A Dictionary of Music and Musicians/Mosewius, Johann Theodor
Appearance
MOSEWIUS, Johann Theodor, born Sept. 25, 1788, at Königsberg in Prussia; like so many others, forsook the law for music and the theatre. After a regular musical education he became in 1814 director of the opera in his native town. He married, and in 1816 went to Breslau, and for 8 years he and his wife were the pillars of the opera. His wife dying in 1825 he forsook the stage, and founded the Breslau Singakademie. He had before this started the Liedertafel of the town. In 1827 he followed Berner as Professor at the University, and in 1829 became Director of the music there. In 1831 he succeeded Schnabel as head of the Royal Institution for Church Music, which he appears to have conducted most efficiently, bringing forward a large number of pieces by the greatest of the old Italian masters, as well as the vocal works of Mendelssohn, Lowe, Spohr, Marx, etc.

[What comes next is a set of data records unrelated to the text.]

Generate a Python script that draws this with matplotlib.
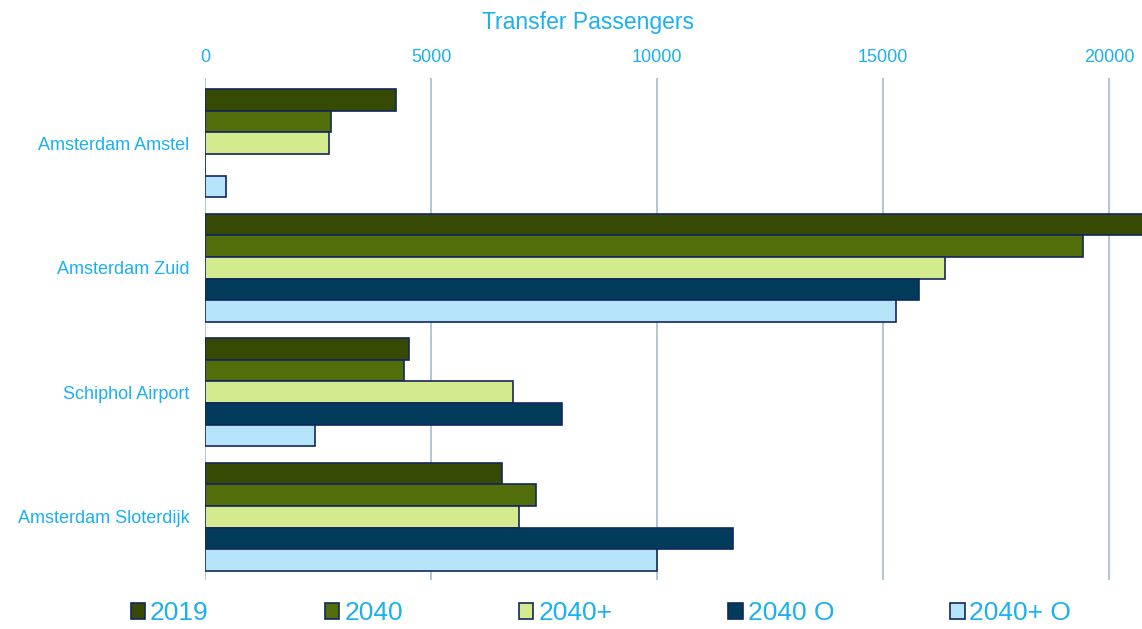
import matplotlib
matplotlib.use("Agg")
import matplotlib.pyplot as plt
from matplotlib.patches import Patch
import numpy as np

plt.rcParams['font.family'] = ['Liberation Sans', 'DejaVu Sans']

stations = ["Amsterdam Amstel", "Amsterdam Zuid", "Schiphol Airport", "Amsterdam Sloterdijk"]
series_names = ["2019", "2040", "2040+", "2040 O", "2040+ O"]
values_2019 = [4230, 20800, 4510, 6570]
values_2040 = [2790, 19420, 4400, 7320]
values_2040p = [2740, 16370, 6810, 6950]
values_2040_o = [0, 15800, 7900, 11680]
values_2040p_o = [470, 15290, 2430, 10000]
x_ticks = [0, 5000, 10000, 15000, 20000]

series = [values_2019, values_2040, values_2040p, values_2040_o, values_2040p_o]
colors = ["#374a04", "#526e0a", "#d4ea8e", "#023c5a", "#b6e5fb"]
edge = "#14275e"
text_color = "#1cb0ee"
grid_color = "#adc3cf"

fig = plt.figure(figsize=(11.42, 6.29), dpi=100)
ax = fig.add_axes([205 / 1142, 1 - 580 / 629, 1 - 205 / 1142, (580 - 78) / 629])

bar_h = 0.174
y = np.arange(len(stations))
for i, (vals, c) in enumerate(zip(series, colors)):
    offs = (i - 2) * bar_h
    ax.barh(y + offs, vals, height=bar_h, color=c, edgecolor=edge, linewidth=1.2, zorder=3)

ax.set_xlim(0, 20730)
ax.set_ylim(3.508, -0.524)
ax.xaxis.tick_top()
ax.set_xticks(x_ticks)
ax.set_xticklabels([str(t) for t in x_ticks], color=text_color, fontsize=13)
ax.tick_params(axis='x', length=0, pad=9)
ax.set_yticks(y)
ax.set_yticklabels(stations, color=text_color, fontsize=13)
ax.tick_params(axis='y', length=0, pad=11)
for t in x_ticks:
    ax.axvline(t, color=grid_color, linewidth=1.3, zorder=1)
for s in ax.spines.values():
    s.set_visible(False)

fig.text(588 / 1142, 1 - 22 / 629, "Transfer Passengers", color=text_color,
         fontsize=16.5, ha='center', va='center')

handles = [Patch(facecolor=c, edgecolor=edge, linewidth=1.2) for c in colors]
fig.legend(handles, series_names, loc='center', bbox_to_anchor=(601 / 1142, 1 - 613 / 629),
           ncol=5, frameon=False, fontsize=19, labelcolor=text_color,
           handlelength=0.55, handleheight=0.55, handletextpad=0.18, columnspacing=4.4)

fig.savefig("out.png", dpi=100)
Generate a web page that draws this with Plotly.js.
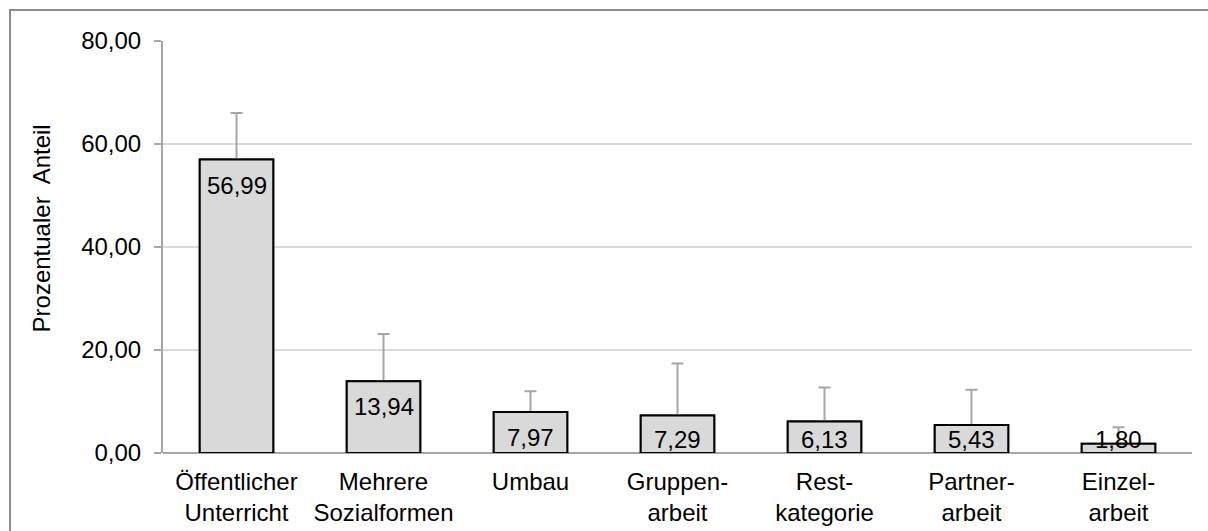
<!DOCTYPE html>
<html>
<head>
<meta charset="utf-8">
<script src="https://cdn.plot.ly/plotly-3.0.1.min.js"></script>
<style>
  html, body { margin: 0; padding: 0; background: #fff; }
  #wrap { position: relative; width: 1208px; height: 531px; overflow: hidden; }
  #chart { width: 1208px; height: 531px; }
  #frame { position: absolute; left: 9px; top: 9px; width: 1220px; height: 540px;
           border: 2px solid #8c8c8c; pointer-events: none; box-sizing: border-box; }
</style>
</head>
<body>
<div id="wrap">
  <div id="chart"></div>
  <div id="frame"></div>
</div>
<script>
// ---- data ----
const categories = [
  "Öffentlicher<br>Unterricht",
  "Mehrere<br>Sozialformen",
  "Umbau",
  "Gruppen-<br>arbeit",
  "Rest-<br>kategorie",
  "Partner-<br>arbeit",
  "Einzel-<br>arbeit"
];
const values = [56.99, 13.94, 7.97, 7.29, 6.13, 5.43, 1.80];
const errorTops = [66.0, 23.1, 12.0, 17.4, 12.7, 12.3, 5.0];
const yTickVals = [0, 20, 40, 60, 80];
const yTitle = 'Prozentualer\u00a0 Anteil';

// ---- derived ----
const errPlus = values.map((v, i) => errorTops[i] - v);
const errMinus = values.map(() => 0);
const fmt = v => v.toFixed(2).replace('.', ',');
const FONT = 'Liberation Sans, Arial, sans-serif';
const FS = 24;

const annotations = values.map((v, i) => ({
  x: categories[i],
  y: Math.max(v - 5.0, 2.6),
  xref: 'x', yref: 'y',
  text: fmt(v),
  showarrow: false,
  yanchor: 'middle',
  xanchor: 'center',
  font: { family: FONT, size: FS, color: '#000' }
}));
annotations.push({
  xref: 'paper', yref: 'paper',
  x: 0, y: 0.545, xshift: -122,
  xanchor: 'center', yanchor: 'middle',
  textangle: -90,
  text: yTitle,
  showarrow: false,
  font: { family: FONT, size: FS, color: '#000' }
});

const barStyle = { color: '#d9d9d9', line: { color: '#000', width: 2 } };

const traceErr = {
  type: 'bar',
  x: categories,
  y: values,
  marker: barStyle,
  error_y: {
    type: 'data', symmetric: false,
    array: errPlus, arrayminus: errMinus,
    color: '#a6a6a6', thickness: 2, width: 6
  },
  hoverinfo: 'skip'
};
const traceBar = {
  type: 'bar',
  x: categories,
  y: values,
  marker: barStyle,
  hoverinfo: 'skip'
};

const layout = {
  width: 1208, height: 531,
  margin: { l: 163, r: 16, t: 41, b: 78, pad: 0 },
  paper_bgcolor: '#fff', plot_bgcolor: '#fff',
  font: { family: FONT, size: FS, color: '#000' },
  separators: ',.',
  barmode: 'overlay',
  bargap: 0.5,
  showlegend: false,
  xaxis: {
    type: 'category',
    showgrid: false,
    showline: false,
    zeroline: false,
    ticks: '',
    ticklabelstandoff: 12,
    tickfont: { family: FONT, size: FS, color: '#000' },
    fixedrange: true
  },
  yaxis: {
    range: [0, 80],
    tickvals: yTickVals,
    tickformat: '.2f',
    showgrid: true, gridcolor: '#d9d9d9', gridwidth: 2,
    zeroline: true, zerolinecolor: '#a6a6a6', zerolinewidth: 2,
    showline: true, linecolor: '#a6a6a6', linewidth: 2,
    ticks: 'outside', ticklen: 7, tickwidth: 2, tickcolor: '#a6a6a6',
    ticklabelstandoff: 8,
    tickfont: { family: FONT, size: FS, color: '#000' },
    fixedrange: true
  },
  annotations: annotations
};

Plotly.newPlot('chart', [traceErr, traceBar], layout, { displayModeBar: false, staticPlot: true });
</script>
</body>
</html>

His activity was further shown in the foundation of an elementary class as a preparative for the Singakademie, and a society called the Musikalische Cirkel (1834) for the practice of secular music. He also initiated the musical section of the Vaterländische Gesellschaft of Silesia, and became its secretary. In England this active and useful man is probably only known through two pamphlets—reprints from the Allg. Musikalische Zeitung—'J. S. Bach in seinen Kirchen cantaten und Choralgesängen' (Berlin, 1845), and 'J. S. Bach's Matthäus Passion' (Berlin, 1852). These valuable treatises are now superseded by the publication of the works of which they treat, but in the copious examples which they contain, some Englishmen made their first acquaintance with Bach's finest compositions.